Sekarang coba deh praktikan bareng buah hati empat aktivitas di bawah ini untuk
mengembangkan jiwa bisnis anak.
1. Main jual-jualan
Ini paling
gampang banget. Luangkan waktu untuk mengajak anak bermain jual-jualan yang
biasanya dilakukan bersama teman-teman sebayanya, tapi agar bisa menanamkan
jiwa pebisnis sebagai orang tua seharusnya menemani anaknya untuk bermain
jual-beli barang. Siapa yang berperan sebagai pedagang dan siapa pembeli.
Barang apa
saja yang dijual. Di sini anak bisa mengenal konsep nilai uang, transaksi, dan
menakar nilai barang. Berikutnya bisa divariasikan dengan mengajak si buah hati
mengunjungi lokasi bisnis. Maksudnya agar anak terbiasa melihat langsung
interaksi orang-orang di dunia bisnis.
2. Memonetisasi bakat anak
Cara asyik
lainnya adalah lewat memonetisasi bakat anak. Langkah pertama cermati bakat
anak di bidang apa. Misalnya saja bakat melukis atau menulis. Jadilah pihak
yang ‘pembeli’ karya buah hati itu. Sebelum bertransaksi, berikan masukan dan
penilaian terhadap karya yang telah anak buat. Kemudian masuk ke negosiasi
harga.
Katakanlah
sebuah lukisan bagus dihargai Rp 100.000. Awal-awal transaksi bisa langsung
dilakukan. Hanya tahapan berikutnya, ajarkan anak membuat kontrak kerja atas
karya itu. Di kontrak itu disebutkan seperti harga, deadline penyerahan, dan
jenis karya yang akan dibikin.
3. Bangun kesadaran keuangan
Anak
sebaiknya dilatih tentang kesadaran keuangan. Tak perlu yang rumit, cukup
sederhana saja. Misalnya saja konsep uang masuk dan keluar. Biasakan anak untuk
disiplin mencatat pemasukan dan pengeluaran uang. Contohnya pemasukan berasal
dari uang saku. Ajarkan kepada anak agar mencatat berapa uang saku yang
diterima dan kemana saja uang itu dibelanjakan mau itu dibuat jajan atau untuk
keperluan lainnya.
Di samping
itu, ajaklah diskusi dalam perencanaan keuangan ke depannya. Seperti ingin
punya mainan tertentu, maka tentukan strateginya bagaimana mainan tersebut bisa
terbeli dalam waktu tertentu.
4. Ciptakan kebiasaan berwirausaha
Tak perlu pusing untuk memikirkan caranya. Tinggal lihat sekeliling rumah kira-kira apa yang bisa ‘dibisniskan’. Misalnya menjual barang-barang bekas. Beri pemahaman kepada anak kalau ada peluang bisnis dari barang bekas, seperti koran bekas. Kemudian bikin project untuk menjualnya. Tentukan nilai dan mencari calon pembeli barang bekas.

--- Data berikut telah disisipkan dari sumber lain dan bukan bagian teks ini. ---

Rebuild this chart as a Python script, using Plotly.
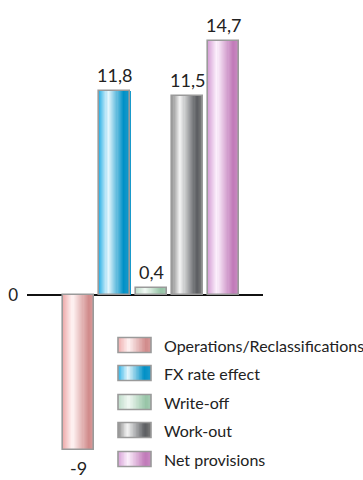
import plotly.graph_objects as go

# Data
categories = ["Operations/Reclassifications", "FX rate effect", "Write-off", "Work-out", "Net provisions"]
values = [-9.0, 11.8, 0.4, 11.5, 14.7]

# Cylindrical shading per series: (position across bar, colour)
gradients = [
    [(0.0, "#eeacac"), (0.32, "#fff3f3"), (0.85, "#d08a8a"), (1.0, "#d99a9a")],
    [(0.0, "#2fb2e6"), (0.30, "#e6f7fd"), (0.80, "#0090c6"), (1.0, "#1c9bcc")],
    [(0.0, "#bcdac8"), (0.32, "#f2f9f4"), (0.85, "#96c4a6"), (1.0, "#a6ccb4")],
    [(0.0, "#8a8a8a"), (0.28, "#f5f5f5"), (0.82, "#5a5c60"), (1.0, "#7c7c7c")],
    [(0.0, "#d6a0d6"), (0.30, "#fcf0fc"), (0.82, "#c079b8"), (1.0, "#c98ac2")],
]

W, H = 363, 480
PLOT_L, PLOT_R = 27, 263
FONT = "Lato"
TEXT_COL = "#222222"
EDGE_COL = "#9a9a9a"


def hex_to_rgb(h):
    h = h.lstrip("#")
    return tuple(int(h[i:i + 2], 16) for i in (0, 2, 4))


def sample(stops, t):
    for (p0, c0), (p1, c1) in zip(stops, stops[1:]):
        if p0 <= t <= p1:
            f = 0 if p1 == p0 else (t - p0) / (p1 - p0)
            a, b = hex_to_rgb(c0), hex_to_rgb(c1)
            return "rgb(%d,%d,%d)" % tuple(round(a[i] + (b[i] - a[i]) * f) for i in range(3))
    return stops[-1][1]


def fmt(v):
    s = f"{v:.1f}".rstrip("0").rstrip(".")
    return s.replace(".", ",")


fig = go.Figure()

N = 28
bar_w = 0.855
slice_w = bar_w / N
xs = list(range(len(categories)))

# Shaded body of each bar, built from thin vertical slices
for j in range(N):
    t = (j + 0.5) / N
    w = slice_w * (1.6 if j < N - 1 else 1.0)
    fig.add_trace(go.Bar(
        x=xs, y=values,
        width=[w] * len(xs),
        offset=[-bar_w / 2 + j * slice_w] * len(xs),
        marker=dict(color=[sample(g, t) for g in gradients], line=dict(width=0)),
        showlegend=False, hoverinfo="skip",
    ))

# Outline
fig.add_trace(go.Bar(
    x=xs, y=values, width=[bar_w] * len(xs),
    marker=dict(color="rgba(0,0,0,0)", line=dict(color=EDGE_COL, width=1.6)),
    showlegend=False, hoverinfo="skip",
))

annotations = []

# Value labels at the end of each bar
for x, v in zip(xs, values):
    annotations.append(dict(
        x=x, y=v, xref="x", yref="y", text=fmt(v), showarrow=False,
        yanchor="top" if v < 0 else "bottom", borderpad=0,
        yshift=-6 if v < 0 else 4,
        font=dict(family=FONT, size=18, color=TEXT_COL),
    ))


# Pixel -> paper helpers for the legend block
def px(x):
    return (x - PLOT_L) / (PLOT_R - PLOT_L)


def py(y):
    return 1 - y / H


shapes = []
sw_x0, sw_x1, sw_h = 118, 151, 15
row_y = [345, 373, 402, 430, 459]
M = 22
for g, name, cy in zip(gradients, categories, row_y):
    for j in range(M):
        t = (j + 0.5) / M
        x0 = sw_x0 + (sw_x1 - sw_x0) * j / M
        x1 = sw_x0 + (sw_x1 - sw_x0) * (j + 1.5) / M
        shapes.append(dict(type="rect", xref="paper", yref="paper",
                           x0=px(x0), x1=px(min(x1, sw_x1)),
                           y0=py(cy - sw_h / 2), y1=py(cy + sw_h / 2),
                           fillcolor=sample(g, t), line=dict(width=0), layer="above"))
    shapes.append(dict(type="rect", xref="paper", yref="paper",
                       x0=px(sw_x0), x1=px(sw_x1),
                       y0=py(cy - sw_h / 2), y1=py(cy + sw_h / 2),
                       fillcolor="rgba(0,0,0,0)", line=dict(color=EDGE_COL, width=1.6),
                       layer="above"))
    annotations.append(dict(xref="paper", yref="paper", x=px(162), y=py(cy),
                            xanchor="left", yanchor="middle", showarrow=False,
                            text=name, font=dict(family=FONT, size=16, color=TEXT_COL)))

scale = 17.27
zero_y = 295
fig.update_layout(
    width=W, height=H,
    margin=dict(l=PLOT_L, r=W - PLOT_R, t=0, b=0),
    paper_bgcolor="white", plot_bgcolor="white",
    barmode="overlay", bargap=0,
    xaxis=dict(range=[(PLOT_L - 78.5) / 36.25, (PLOT_R - 78.5) / 36.25],
               showgrid=False, zeroline=False, showticklabels=False, ticks=""),
    yaxis=dict(range=[-(H - zero_y) / scale, zero_y / scale],
               showgrid=False, zeroline=True, zerolinecolor="#111111", zerolinewidth=1.6,
               tickvals=[0], ticktext=["0"], ticks="", ticklabelstandoff=8,
               tickfont=dict(family=FONT, size=17, color=TEXT_COL)),
    shapes=shapes, annotations=annotations,
    font=dict(family=FONT, color=TEXT_COL),
)

fig.write_html("out.html")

Paling gampang cari pemulung. Lalu biarkan anak bernegosiasi dengan pemulung. Atau latih juga kreativitas anak terhadap barang bekas. Misalnya dengan menambah nilai lebih barang bekas itu dengan membuat sebuah prakarya supaya barang bekas tersebut lebih menarik serta memiliki nilai jual yang lebih baik.
Tidak sulit kan? Lagi pula aktivitas mengenalkan dunia bisnis ke anak juga jadi momen pas membangun ‘bonding’. Cuma perlu diingat, karakter bisnis itu tak dibangun dalam semalam. Ada prosesnya. Kita sebagai orangtua, wajib mendampingi. Yuk, mari persiapkan karakter anak mulai sekarang biar dunia bisnis bukan hal yang asing baginya.